Controlling Pests In The Garden

   Grow plants that are well adapted to your climate, soil conditions and available light-levels.  Plant in the fall or early spring, when the pest populations are low.  To keep cutworms away from tomatoes, peas, cabbage and beans, remove both ends from tin cans and sink the cans around the plants.

Rotate crops each year to prevent the soil from being depleted of nutrients and control soil-borne diseases.  Use soap flakes to dislodge or suffocate insects, as described above.  Hoe regularly.  Throughout the garden, plant marigolds and other members of the Chrysanthemum family as well as aromatic plants such as chives, dill, nasturtiums, geraniums, thyme, basil, celery, mint, garlic, and onions.  They will protect plants from a variety of insects.

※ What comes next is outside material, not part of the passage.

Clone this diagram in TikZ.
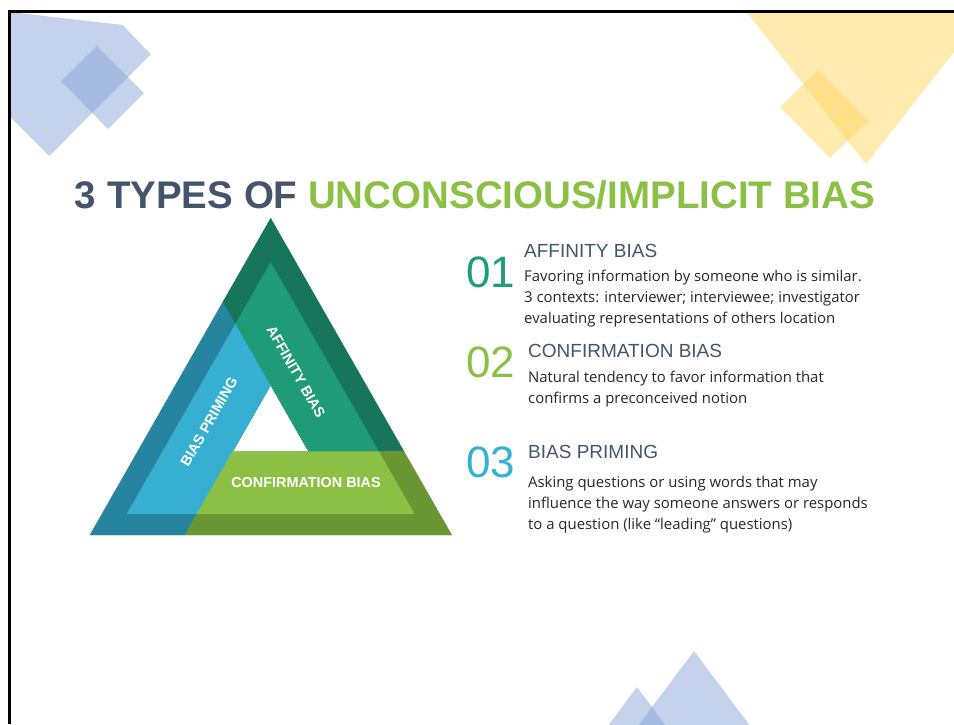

Controlling Pests In The Backyard

   With the West Nile virus and Lyme disease epidemic, it is particularly important to remove breeding areas.  These steps can help you to reduce the populations:

  • Drain and remove cans, wheel­barrows, ceramic pots, and other containers that collect rainwater.  (That includes tires.)  Regularly drain standing water from outdoor potted plant containers and saucers.  Don’t leave garbage lids upside down.
  • Change the water in containers for animals (this includes birdbaths) at least every four days.
  • Clean your rain gutters of leaves.
  • Remove standing water from pool covers.  Turn over unused wading pools.
  • Change the stagnant water in ornamental pools and water gardens weekly.  Better yet, aerate them and stock them with fish.
  • To get rid of bugs and weeds between bricks on a walkway or patio, boil some white vinegar and pour it on the insects or plants.